# WORK TO COMPLETE
Leaving the pictures aside, transcribe every line below exactly.

# STORED DATA

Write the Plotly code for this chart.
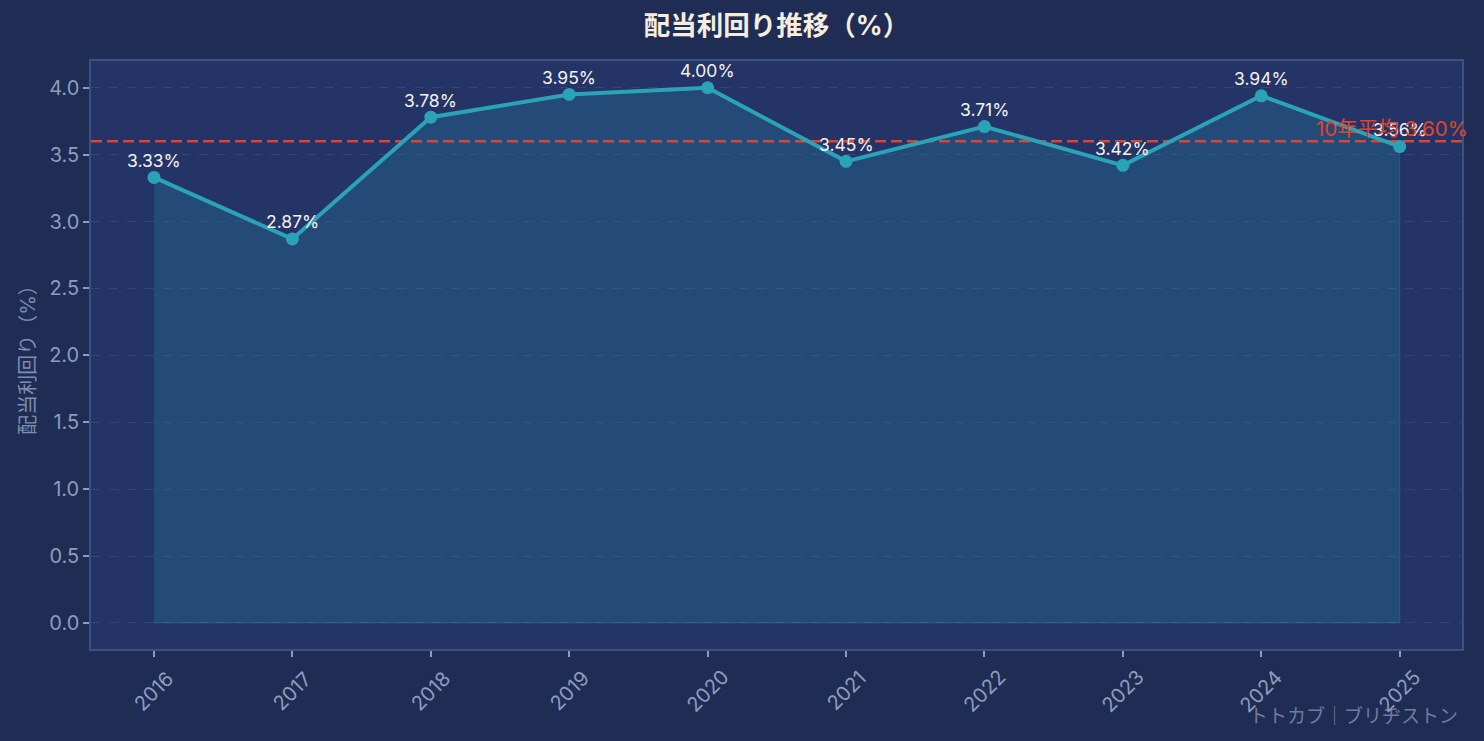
import plotly.graph_objects as go

years = [2016, 2017, 2018, 2019, 2020, 2021, 2022, 2023, 2024, 2025]
yields = [3.33, 2.87, 3.78, 3.95, 4.00, 3.45, 3.71, 3.42, 3.94, 3.56]
avg_yield = 3.60
y_ticks = [0.0, 0.5, 1.0, 1.5, 2.0, 2.5, 3.0, 3.5, 4.0]

FONT = "Inter, Noto Sans CJK JP"
CJK = "Noto Sans CJK JP"
BG = "#1f2c54"
PLOT_BG = "#243467"
LINE = "#2aa3b8"
RED = "#e0442c"
TICK = "#8d9cbd"
X0, X1 = 2015.545, 2025.45

fig = go.Figure()

# filled area under the line (closed polygon, like fill_between)
fig.add_trace(go.Scatter(
    x=years + [years[-1], years[0]],
    y=yields + [0, 0],
    fill="toself",
    fillcolor="rgba(42,163,184,0.2)",
    line=dict(color="rgba(42,163,184,0.3)", width=1),
    mode="lines",
    hoverinfo="skip",
    showlegend=False,
))

# average line
fig.add_trace(go.Scatter(
    x=[X0, X1],
    y=[avg_yield, avg_yield],
    mode="lines",
    line=dict(color=RED, width=2.5, dash="11px,5px"),
    hoverinfo="skip",
    showlegend=False,
))

# main line
fig.add_trace(go.Scatter(
    x=years, y=yields,
    mode="lines+markers",
    line=dict(color=LINE, width=4),
    marker=dict(color=LINE, size=13),
    showlegend=False,
))

for xv, yv in zip(years, yields):
    fig.add_annotation(
        x=xv, y=yv, text=f"{yv:.2f}%", showarrow=False,
        yshift=17, font=dict(family=FONT, size=17.5, color="#f2f2f2"),
    )

# rotated x tick labels, centred on each tick
for xv in years:
    fig.add_annotation(
        x=xv, y=0, yref="paper", text=str(xv), showarrow=False,
        textangle=-45, xanchor="center", yanchor="middle", yshift=-42,
        font=dict(family=FONT, size=20, color=TICK),
    )

fig.add_annotation(
    x=X1, y=avg_yield, text=f"10年平均 {avg_yield:.2f}%",
    showarrow=False, xanchor="right", yanchor="bottom", xshift=8, yshift=-2,
    font=dict(family=FONT, size=20.5, color=RED),
)

fig.add_annotation(
    x=1, y=0, xref="paper", yref="paper", xanchor="right", yanchor="middle",
    xshift=-2, yshift=-65,
    text="トトカブ｜ブリヂストン", showarrow=False,
    font=dict(family=CJK, size=19, color="rgba(140,152,180,0.75)"),
)

fig.update_layout(
    width=1484, height=741,
    paper_bgcolor=BG, plot_bgcolor=PLOT_BG,
    margin=dict(l=91, r=22, t=61, b=92),
    title=dict(
        text="<b>配当利回り推移（%）</b>", x=0.5, xref="paper", xanchor="center",
        y=1 - 26 / 741, yanchor="middle",
        font=dict(family=FONT, size=26.5, color="#f5eee0"),
    ),
    font=dict(family=FONT, color=TICK),
)

fig.update_xaxes(
    range=[X0, X1],
    tickmode="array", tickvals=years, showticklabels=False,
    ticks="outside", ticklen=6, tickcolor=TICK, tickwidth=1.5,
    showgrid=False, zeroline=False,
    showline=True, linecolor="#3e5080", linewidth=1.5, mirror=True,
)
fig.update_yaxes(
    range=[-0.195, 4.2],
    tickmode="array", tickvals=y_ticks, ticktext=[f"{v:.1f}" for v in y_ticks],
    tickfont=dict(family=FONT, size=20, color=TICK),
    ticks="outside", ticklen=6, tickcolor=TICK, tickwidth=1.5,
    showgrid=True, gridcolor="rgba(120,140,190,0.2)", griddash="dash", gridwidth=1,
    zeroline=False,
    showline=True, linecolor="#3e5080", linewidth=1.5, mirror=True,
    title=dict(text="配当利回り（%）", font=dict(family=FONT, size=20, color="#7f8db0"), standoff=8),
)

fig.write_html("out.html", config={"displayModeBar": False},
               post_script="document.body.style.margin='0';")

# RESPONSE BELOW
Write the Plotly code for this chart.
import plotly.graph_objects as go

years = [2016, 2017, 2018, 2019, 2020, 2021, 2022, 2023, 2024, 2025]
yields = [3.33, 2.87, 3.78, 3.95, 4.00, 3.45, 3.71, 3.42, 3.94, 3.56]
avg_yield = 3.60
y_ticks = [0.0, 0.5, 1.0, 1.5, 2.0, 2.5, 3.0, 3.5, 4.0]

FONT = "Inter, Noto Sans CJK JP"
CJK = "Noto Sans CJK JP"
BG = "#1f2c54"
PLOT_BG = "#243467"
LINE = "#2aa3b8"
RED = "#e0442c"
TICK = "#8d9cbd"
X0, X1 = 2015.545, 2025.45

fig = go.Figure()

# filled area under the line (closed polygon, like fill_between)
fig.add_trace(go.Scatter(
    x=years + [years[-1], years[0]],
    y=yields + [0, 0],
    fill="toself",
    fillcolor="rgba(42,163,184,0.2)",
    line=dict(color="rgba(42,163,184,0.3)", width=1),
    mode="lines",
    hoverinfo="skip",
    showlegend=False,
))

# average line
fig.add_trace(go.Scatter(
    x=[X0, X1],
    y=[avg_yield, avg_yield],
    mode="lines",
    line=dict(color=RED, width=2.5, dash="11px,5px"),
    hoverinfo="skip",
    showlegend=False,
))

# main line
fig.add_trace(go.Scatter(
    x=years, y=yields,
    mode="lines+markers",
    line=dict(color=LINE, width=4),
    marker=dict(color=LINE, size=13),
    showlegend=False,
))

for xv, yv in zip(years, yields):
    fig.add_annotation(
        x=xv, y=yv, text=f"{yv:.2f}%", showarrow=False,
        yshift=17, font=dict(family=FONT, size=17.5, color="#f2f2f2"),
    )

# rotated x tick labels, centred on each tick
for xv in years:
    fig.add_annotation(
        x=xv, y=0, yref="paper", text=str(xv), showarrow=False,
        textangle=-45, xanchor="center", yanchor="middle", yshift=-42,
        font=dict(family=FONT, size=20, color=TICK),
    )

fig.add_annotation(
    x=X1, y=avg_yield, text=f"10年平均 {avg_yield:.2f}%",
    showarrow=False, xanchor="right", yanchor="bottom", xshift=8, yshift=-2,
    font=dict(family=FONT, size=20.5, color=RED),
)

fig.add_annotation(
    x=1, y=0, xref="paper", yref="paper", xanchor="right", yanchor="middle",
    xshift=-2, yshift=-65,
    text="トトカブ｜ブリヂストン", showarrow=False,
    font=dict(family=CJK, size=19, color="rgba(140,152,180,0.75)"),
)

fig.update_layout(
    width=1484, height=741,
    paper_bgcolor=BG, plot_bgcolor=PLOT_BG,
    margin=dict(l=91, r=22, t=61, b=92),
    title=dict(
        text="<b>配当利回り推移（%）</b>", x=0.5, xref="paper", xanchor="center",
        y=1 - 26 / 741, yanchor="middle",
        font=dict(family=FONT, size=26.5, color="#f5eee0"),
    ),
    font=dict(family=FONT, color=TICK),
)

fig.update_xaxes(
    range=[X0, X1],
    tickmode="array", tickvals=years, showticklabels=False,
    ticks="outside", ticklen=6, tickcolor=TICK, tickwidth=1.5,
    showgrid=False, zeroline=False,
    showline=True, linecolor="#3e5080", linewidth=1.5, mirror=True,
)
fig.update_yaxes(
    range=[-0.195, 4.2],
    tickmode="array", tickvals=y_ticks, ticktext=[f"{v:.1f}" for v in y_ticks],
    tickfont=dict(family=FONT, size=20, color=TICK),
    ticks="outside", ticklen=6, tickcolor=TICK, tickwidth=1.5,
    showgrid=True, gridcolor="rgba(120,140,190,0.2)", griddash="dash", gridwidth=1,
    zeroline=False,
    showline=True, linecolor="#3e5080", linewidth=1.5, mirror=True,
    title=dict(text="配当利回り（%）", font=dict(family=FONT, size=20, color="#7f8db0"), standoff=8),
)

fig.write_html("out.html", config={"displayModeBar": False},
               post_script="document.body.style.margin='0';")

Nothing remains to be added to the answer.